Emotions were high, with the small crowd demanding to be addressed by Zimbabwean ambassador in South Africa Isaac Moyo. They initially refused to hand over a memorandum to two officials who came to address them behind a line of police officers and a locked gate.
After lengthy negotiations, the memorandum was handed to the embassy officials but some in the crowd insisted they would not leave until Moyo addressed them. The embassy staff said Moyo was in Musina, and would not be available to speak to the protesters.
While some of the protesters started walking away voluntarily, others sat down by the main entrance and started sharing a meal of bread and water.
After 1pm, police officers started pushing the protesters off Merton Avenue, ordering them to leave peacefully.
“You can go ahead and arrest us, we are not afraid. We were promised that Isaac Moyo would meet us today. Where is he?

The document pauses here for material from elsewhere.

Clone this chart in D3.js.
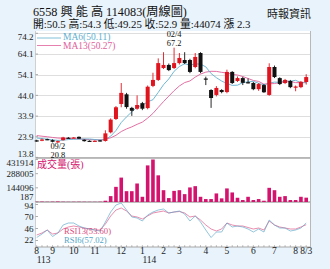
<!DOCTYPE html>
<html><head><meta charset="utf-8">
<script src="https://cdn.jsdelivr.net/npm/d3@7"></script>
<style>
html,body{margin:0;padding:0;background:#e8f3fb;overflow:hidden;}
svg{display:block;font-family:"Liberation Serif","Noto Sans CJK TC",serif;}
</style></head><body>
<svg id="c" width="330" height="269"></svg>
<script>
// ---- data ----
const weeks = [
 "113/08/3","113/08/4","113/08/5",
 "113/09/1","113/09/2","113/09/3","113/09/4",
 "113/10/1","113/10/2","113/10/3","113/10/4",
 "113/11/1","113/11/2","113/11/3","113/11/4","113/11/5",
 "113/12/1","113/12/2","113/12/3","113/12/4",
 "114/01/1","114/01/2","114/01/3","114/01/4",
 "114/02/2","114/02/3","114/02/4",
 "114/03/1","114/03/2","114/03/3","114/03/4","114/03/5",
 "114/04/1","114/04/2","114/04/3","114/04/4",
 "114/05/1","114/05/2","114/05/3","114/05/4","114/05/5",
 "114/06/1","114/06/2","114/06/3","114/06/4",
 "114/07/1","114/07/2","114/07/3","114/07/4",
 "114/08/1","114/08/2","114/08/3"];
const open  = [22.1,21.9,22.7,22.2,21.1,22.2,23.4,23.3,23.8,22.4,21.9,21.8,22.1,21.8,26.0,32.5,39.8,44.5,37.9,37.5,40.2,37.8,48.6,51.5,57.3,58.8,57.3,59.7,61.2,61.2,57.8,64.6,52.2,46.6,44.2,46.6,45.6,55.4,51.0,52.4,50.4,50.0,47.0,49.0,44.2,57.8,52.4,50.0,51.0,47.8,48.0,50.5];
const high  = [22.4,23.0,22.9,22.6,22.0,23.8,23.7,23.7,24.0,22.6,22.1,22.1,22.3,27.0,32.8,38.8,50.0,45.2,38.4,44.0,40.8,48.8,55.0,62.0,65.0,59.5,67.2,64.6,65.0,61.8,64.6,65.0,53.1,47.0,48.5,47.0,56.5,55.8,53.2,53.0,52.2,50.5,50.0,49.5,59.6,58.5,52.8,52.0,51.5,48.8,51.0,54.3];
const low   = [21.4,21.7,22.2,21.1,20.8,22.0,23.0,23.1,22.8,21.5,21.6,21.6,21.5,21.5,25.5,32.0,38.2,37.5,34.0,37.0,36.8,37.2,48.0,51.0,56.8,55.8,56.8,59.0,59.2,54.8,57.2,54.8,49.0,37.9,43.5,45.0,45.0,49.5,50.5,49.0,49.8,46.5,46.2,45.2,43.8,52.4,49.0,49.5,47.5,46.0,47.5,49.25];
const close = [21.6,22.5,22.5,21.4,21.7,23.5,23.2,23.5,22.9,21.7,21.8,21.9,21.7,25.5,32.2,38.2,45.2,38.3,36.5,39.3,37.5,48.2,51.5,59.7,58.8,56.3,59.7,62.2,59.7,55.4,62.7,55.4,51.8,42.7,47.6,45.6,55.4,50.0,52.4,50.1,50.0,47.0,49.5,45.5,57.8,52.9,49.5,51.5,48.0,48.3,50.6,52.9];
const priorCloses = [26.5,26.0,25.8,25.5,25.0,24.8,24.5,24.2,24.0,23.6,23.2,22.8];
const volume = [3000,4000,2500,3500,5000,3000,2000,2500,3000,2500,2000,2000,3000,13000,60000,154000,248000,110000,110000,188000,53000,372000,431914,271000,120000,40000,113000,120000,80000,148000,161000,53000,30000,30000,87000,37000,138000,97000,43000,20000,53000,20000,30000,13000,144000,120000,53000,60000,20000,20000,53000,44074];
const rsi6  = [28,35,43,30,37,53,57,57,51,47,45,43,41,59,79,93,97,83,69,67,61,73,79,83,85,77,79,81,75,61,71,59,43,28,39,39,57,49,51,49,45,39,45,39,63,53,47,47,41,43,47,57.02];
const rsi13 = [33,37,43,35,37,45,49,51,49,47,45,43,43,55,71,83,87,81,71,69,65,71,77,79,81,77,79,80,77,69,71,63,53,45,41,45,57,53,51,51,48,45,47,43,61,53,49,47,45,45,49,53.60];
const priceTicks = [74.2,64.1,54.1,44.0,33.9,23.9,13.8];
const volTicks = [431914,288005,144096,187];
const rsiTicks = [94,70,46,22];
const monthTickWeeks  = ["113/08/3","113/09/1","113/10/1","113/11/1","113/12/1","114/01/1","114/02/2","114/03/1","114/04/1","114/05/1","114/06/1","114/07/1","114/08/1","114/08/3"];
const monthTickLabels = ["8","9","10","11","12","1","2","3","4","5","6","7","8","8/3"];
const yearTickWeeks  = ["113/08/3","114/01/1"];
const yearTickLabels = ["113","114"];
const titleText = "6558 興 能 高 114083(周線圖)";
const infoText = "開:50.5 高:54.3 低:49.25 收:52.9 量:44074 漲 2.3";
const sourceText = "時報資訊";
const maLabels = ["MA6(50.11)","MA13(50.27)"];
const rsiLabels = ["RSI13(53.60)","RSI6(57.02)"];
const volLabel = "成交量(張)";
const hiNote = ["02/4","67.2"], hiWeek = "114/02/4";
const loNote = ["09/2","20.8"], loWeek = "113/09/2";

// ---- layout ----
const svg = d3.select("#c");
const L = 35.5, R = 310.5, T = 31, B = 247;
const C = {red:"#e0141e", black:"#111", ma6:"#5fb0cf", ma13:"#e0609a", vol:"#d4136e",
           r13:"#dc4b80", r6:"#55a6c8", grid:"#dedede", sep:"#a8a8a8", text:"#222"};

const x = d3.scalePoint().domain(weeks).range([36.7, 306.2]);
const y = d3.scaleLinear().domain([13.8, 74.2]).range([157.4, 33.3]);
const yv = d3.scaleLinear().domain([0, 431914]).range([202, 159.5]);
const yr = d3.scaleLinear().domain([22, 94]).range([240.5, 204.5]);

svg.append("rect").attr("x",L).attr("y",T).attr("width",R-L).attr("height",B-T).attr("fill","#fff");

// price grid
svg.append("g").selectAll("line").data(priceTicks).join("line")
  .attr("x1",L).attr("x2",R).attr("y1",d=>Math.round(y(d))+0.5).attr("y2",d=>Math.round(y(d))+0.5)
  .attr("stroke",C.grid).attr("stroke-width",1);

// separators and borders
[158, 202].forEach(v=>svg.append("line").attr("x1",L).attr("x2",R).attr("y1",v).attr("y2",v)
  .attr("stroke",C.sep).attr("stroke-width",1.5));
svg.append("line").attr("x1",L).attr("x2",R).attr("y1",B).attr("y2",B).attr("stroke",C.sep).attr("stroke-width",1);
svg.append("line").attr("x1",R).attr("x2",R).attr("y1",T).attr("y2",B).attr("stroke","#b8b8b8").attr("stroke-width",1);
svg.append("line").attr("x1",L).attr("x2",L).attr("y1",T).attr("y2",B).attr("stroke","#d0d0d0").attr("stroke-width",1);

// moving averages
const allC = priorCloses.concat(close);
function ma(n){ return close.map((c,i)=>d3.mean(allC.slice(i+priorCloses.length-n+1, i+priorCloses.length+1))); }
const ma6 = ma(6), ma13 = ma(13);
const line = sc => d3.line().x((d,i)=>x(weeks[i])).y(d=>sc(d));
svg.append("path").attr("d",line(y)(ma13)).attr("fill","none").attr("stroke",C.ma13).attr("stroke-width",0.9);
svg.append("path").attr("d",line(y)(ma6)).attr("fill","none").attr("stroke",C.ma6).attr("stroke-width",0.9);

// candles
const cw = 4;
const cg = svg.append("g").selectAll("g").data(weeks).join("g");
cg.append("line").attr("x1",(d)=>x(d)).attr("x2",(d)=>x(d))
  .attr("y1",(d,i)=>y(high[i])).attr("y2",(d,i)=>y(low[i]))
  .attr("stroke",(d,i)=>close[i]>=open[i]?C.red:C.black).attr("stroke-width",0.9);
cg.append("rect").attr("x",d=>x(d)-cw/2).attr("width",cw)
  .attr("y",(d,i)=>y(Math.max(open[i],close[i])))
  .attr("height",(d,i)=>Math.max(1.2, Math.abs(y(open[i])-y(close[i]))))
  .attr("fill",(d,i)=>close[i]>=open[i]?C.red:C.black);

// volume bars
svg.append("g").selectAll("rect").data(weeks).join("rect")
  .attr("x",d=>x(d)-1.8).attr("width",3.6)
  .attr("y",(d,i)=>yv(volume[i])).attr("height",(d,i)=>202-yv(volume[i]))
  .attr("fill",C.vol);

// RSI
svg.append("path").attr("d",line(yr)(rsi13)).attr("fill","none").attr("stroke",C.r13).attr("stroke-width",0.8).attr("opacity",0.8);
svg.append("path").attr("d",line(yr)(rsi6)).attr("fill","none").attr("stroke",C.r6).attr("stroke-width",0.8).attr("opacity",0.8);

// y labels
const lab = svg.append("g").attr("font-size",9).attr("fill",C.text).attr("text-anchor","end");
lab.selectAll(".p").data(priceTicks).join("text").attr("x",33.5)
  .attr("y",d=>Math.min(153.5,Math.max(37,y(d)))).attr("dy","0.35em").text(d=>d.toFixed(1));
lab.selectAll(".v").data(volTicks).join("text").attr("x",33.5)
  .attr("y",d=>Math.min(197,Math.max(163,yv(d)))).attr("dy","0.35em").text(d=>d);
lab.selectAll(".r").data(rsiTicks).join("text").attr("x",33.5)
  .attr("y",d=>Math.min(240,Math.max(205.5,yr(d)))).attr("dy","0.35em").text(d=>d);

// left ticks
svg.append("g").selectAll("line").data(priceTicks.map(y).concat(volTicks.map(yv), rsiTicks.map(yr))).join("line")
  .attr("x1",L).attr("x2",L+2.5).attr("y1",d=>d).attr("y2",d=>d).attr("stroke","#999").attr("stroke-width",0.8);

// x ticks
svg.append("g").selectAll("line").data(weeks).join("line")
  .attr("x1",d=>x(d)).attr("x2",d=>x(d)).attr("y1",B).attr("y2",B-1.8).attr("stroke","#999").attr("stroke-width",0.7);
const xl = svg.append("g").attr("font-size",9.5).attr("fill",C.text);
xl.selectAll(".m").data(monthTickWeeks).join("text").attr("x",d=>x(d)).attr("y",254)
  .attr("text-anchor","middle").text((d,i)=>monthTickLabels[i]);
xl.selectAll(".yr").data(yearTickWeeks).join("text").attr("x",d=>x(d)).attr("y",263)
  .attr("text-anchor","start").text((d,i)=>yearTickLabels[i]);

// titles
svg.append("text").attr("x",33).attr("y",15.5).attr("font-size",12.2).attr("fill","#111").text(titleText);
svg.append("text").attr("x",33).attr("y",28).attr("font-size",10.8).attr("fill","#111").text(infoText);
svg.append("text").attr("x",311).attr("y",17.5).attr("font-size",11).attr("fill","#222").attr("text-anchor","end").text(sourceText);

// MA legend
[[C.ma6,38,40],[C.ma13,45.5,48.5]].forEach((c,i)=>{
  svg.append("line").attr("x1",37).attr("x2",61).attr("y1",c[1]).attr("y2",c[1]).attr("stroke",c[0]).attr("stroke-width",0.8);
  svg.append("text").attr("x",63).attr("y",c[2]).attr("font-size",9.5).attr("fill",c[0]).text(maLabels[i]);
});
// RSI legend
svg.append("text").attr("x",64).attr("y",233.6).attr("font-size",8.6).attr("fill",C.r13).text(rsiLabels[0]);
svg.append("text").attr("x",64).attr("y",243.2).attr("font-size",8.6).attr("fill",C.r6).text(rsiLabels[1]);
// volume label
svg.append("text").attr("x",37).attr("y",168).attr("font-size",10).attr("fill",C.vol).text(volLabel);

// high / low notes
const nt = svg.append("g").attr("font-size",8.4).attr("fill","#111").attr("text-anchor","middle");
nt.append("text").attr("x",x(hiWeek)).attr("y",36.5).text(hiNote[0]);
nt.append("text").attr("x",x(hiWeek)).attr("y",46).text(hiNote[1]);
nt.append("text").attr("x",x(loWeek)).attr("y",149).text(loNote[0]);
nt.append("text").attr("x",x(loWeek)).attr("y",158.4).text(loNote[1]);
</script>
</body></html>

Even if you beat us, we will be back,” shouted one protester as he was pushed away by police officers.
Among other demands, the protesters are demanding that the Zimbabwean government facilitates the diaspora vote which enables them to vote in the next elections while in South Africa.
“Our government has failed to take care of us and that is why you find us all over the world. They want money from and they take it through taxes, but they don’t want us to vote. So we are saying allow us to vote in South Africa freely and fairly. That is what we want,” one of the protesters Joe Marikosi who handed over the memorandum.
A group of Zimbabweans based in South Africa and affiliated to the #Tajamuka movement, marched to their embassy in Pretoria, demanding the right to vote in the next election.
Members of the South African Police, including the diplomatic units, were deployed to protect the embassy, the entrance of which was cordoned off with police tape.
The Tshwane Metro Police escorted the protesters as they marched from the Union Buildings to the embassy.
“We demand free and fair elections, send that message to President Robert Mugabe,” chanted one protester at the entrance.
“We demand that Isaac Zimbabwean ambassador Isaac Moyo to come out and address us today. Not anyone else,” another protester said.